A trivial example. A place we wanted to visit recently was closed when we got there. But we used the opportunity that created to explore the area and had a really good day anyway. Not what we planned, but just as good. One door closed, is another open: its just our mind that decides whether we focus on closed doors or chose open doors.
And obviously that is linked to desire. If you have looked forward to visiting that place for years and then find it closed, adjustment is going to be hard. This is probably the most important practice you can do in life. Being able to "let go." Tanha they called it, that grasping on to things. Western existence, especially the Romantic movement, place huge importance in grasping. We feel our life is meaningful when we are holding onto things tightly. It gives us a solid foundation, we feel found, and grounded. Things seem real. The chance events that started this blog are like this. They come in a particular way that means we can easily grasp them. Some coincidence, or pattern that makes them stand out and we can grasp at them, We hold them thinking, there must be meaning to this. But invariably such a desire to grasp things is a reaction to having lost other things we were grasping. The grasping does not help. Being able to weaken our grip rapidly on things that have gone is pure wisdom and freedom. Because once our grip is less, we are free to pick up something else.
Now of course this may lead to a frenzy of putting things down and picking things up. There are no rules here. Its just a sensible ability to let go of what is impossible, and pick up what is possible. There is no algorithm here for a robot to learn. Freedom and wisdom have no roadmap.
So finally back to chance and emptiness. The narrator finds a chicken nugget in the shape of the queens head in Her Diamond Jubilee year. If the narrator is not preoccupied with other things this is much more likely.

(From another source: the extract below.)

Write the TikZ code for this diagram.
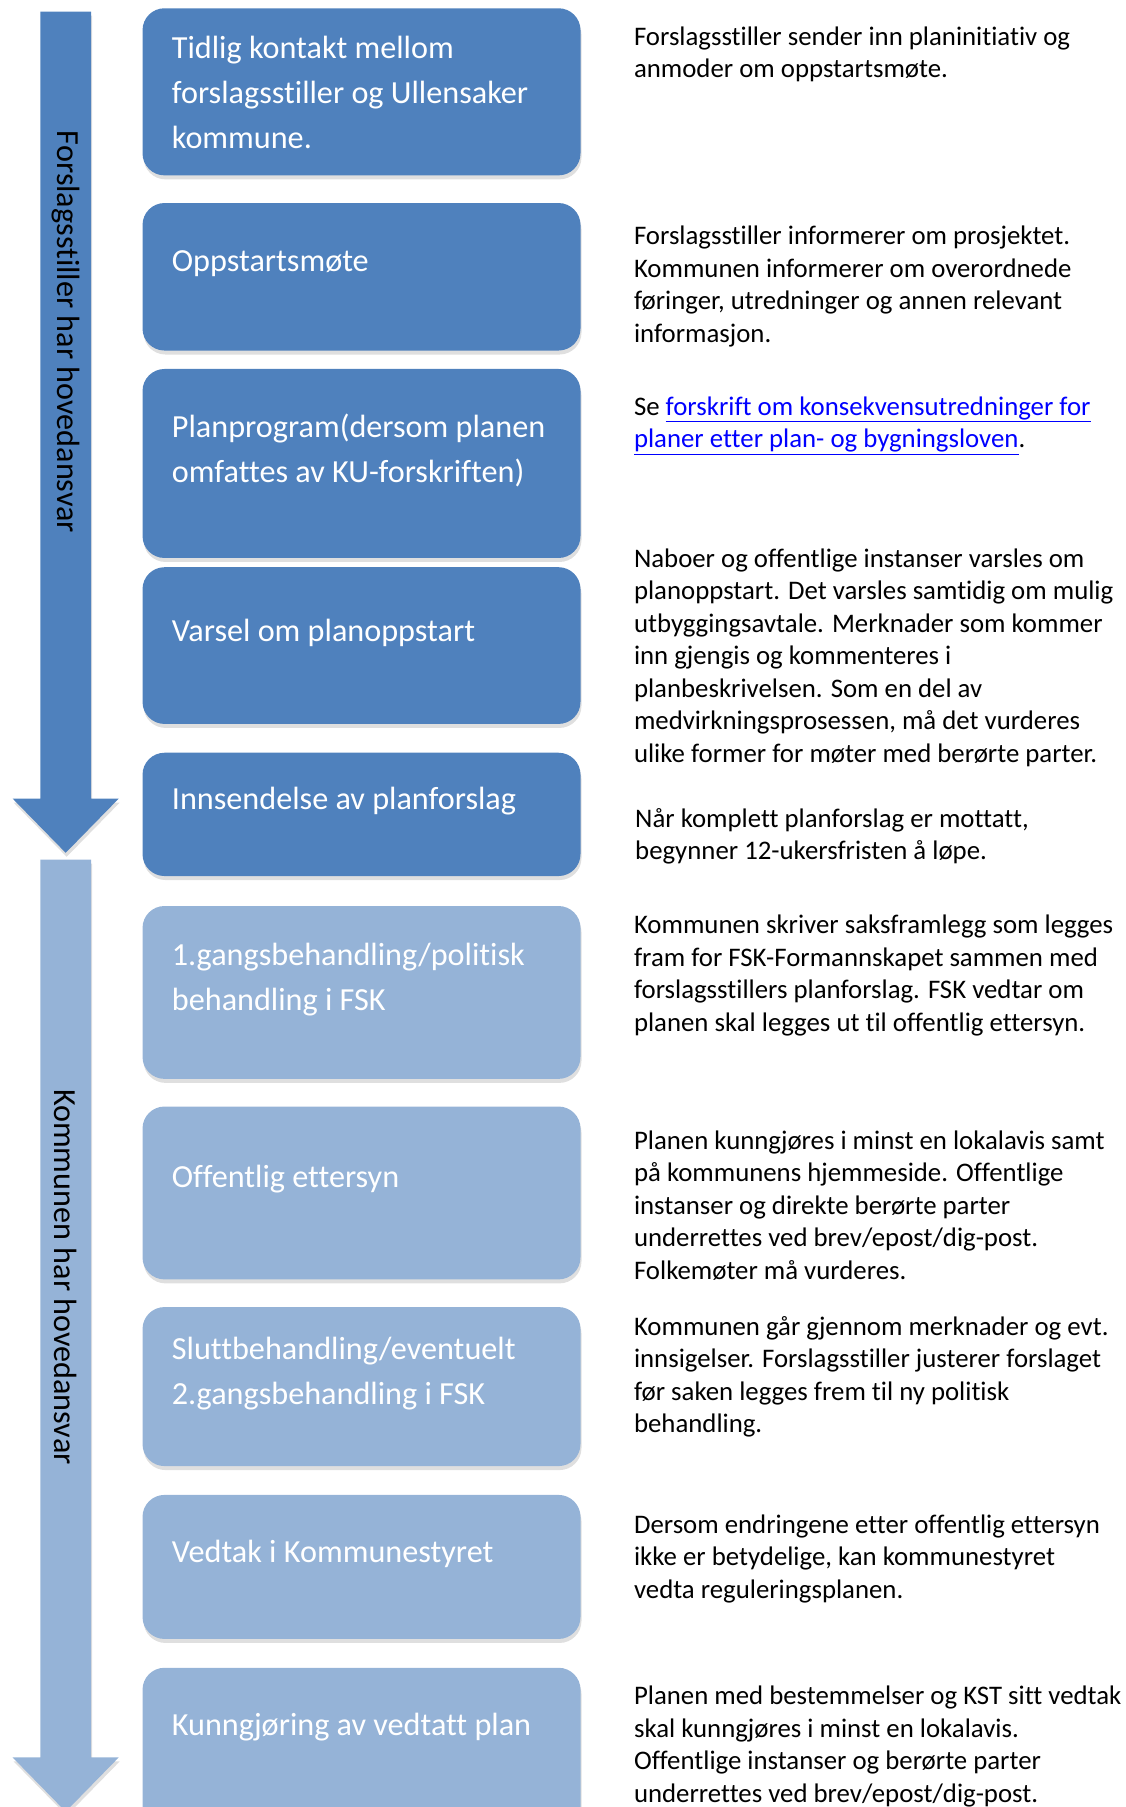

Reading the racing papers while eating the nuggets you might well miss it. Or perhaps the queue was very long and we are angry by the time we get the nuggets. We eat them while annoyed and don't even notice the queens head, stupid thing I'm in a bad mood. Yet being alert and kind we see much more of the world, and we are open to increasing numbers of opportunities.
They say ultimately it is infinite possibility. A truly enlightened mind is not limited in any way but particular events or circumstances. They are like Harry Houdini, David Blane or an octopus that can find their way out of any cage. The world is filled with possibilities.
In such a state the arising of particular external phenomena is no longer the point. Chance is not about "unlikely" events. The field of possibility is infinite, and so "unlikely" is going to happen ALL the time if you are free to see it.
Its often asked how likely is Life to arise in this Universe. Its an impossible question. We have no way of knowing how "big "things are. Perhaps we are just looking at a small part of the universe and our current theories have limited us to thinking about just one "big bang." But we do know that Life is rare from our current perspective. Its only happened on Earth. But even given life what are the chances of you ever existing. In my own case my parents very nearly never got together. Very Marty McFly in "Back To The Future". And if we go back lots of family were killed in the war, and many died in childbirth. Like the nugget the thing is we are already here. An Anthropic Principle. Tracing our roots is a certainty; we know there cannot be a break in the family tree going backwards. But if we were to pick a family member 300 years ago, which are the chances they would leave progeny today is much less certain. Given its a certainty how can we talk of probability?
Isn't this the magical nature of the Present Moment. It is a certainty. It is here right now. All things going into the past and future grow from this present certainty. And that present certainty is the same as the infinite potential. From a grounding the Now we have certainty and unlimited potential. Starting with a chicken nugget that looks like the Queen in her Diamond Jubilee is just the start, things flow from there. So Chance is never the issue in the present.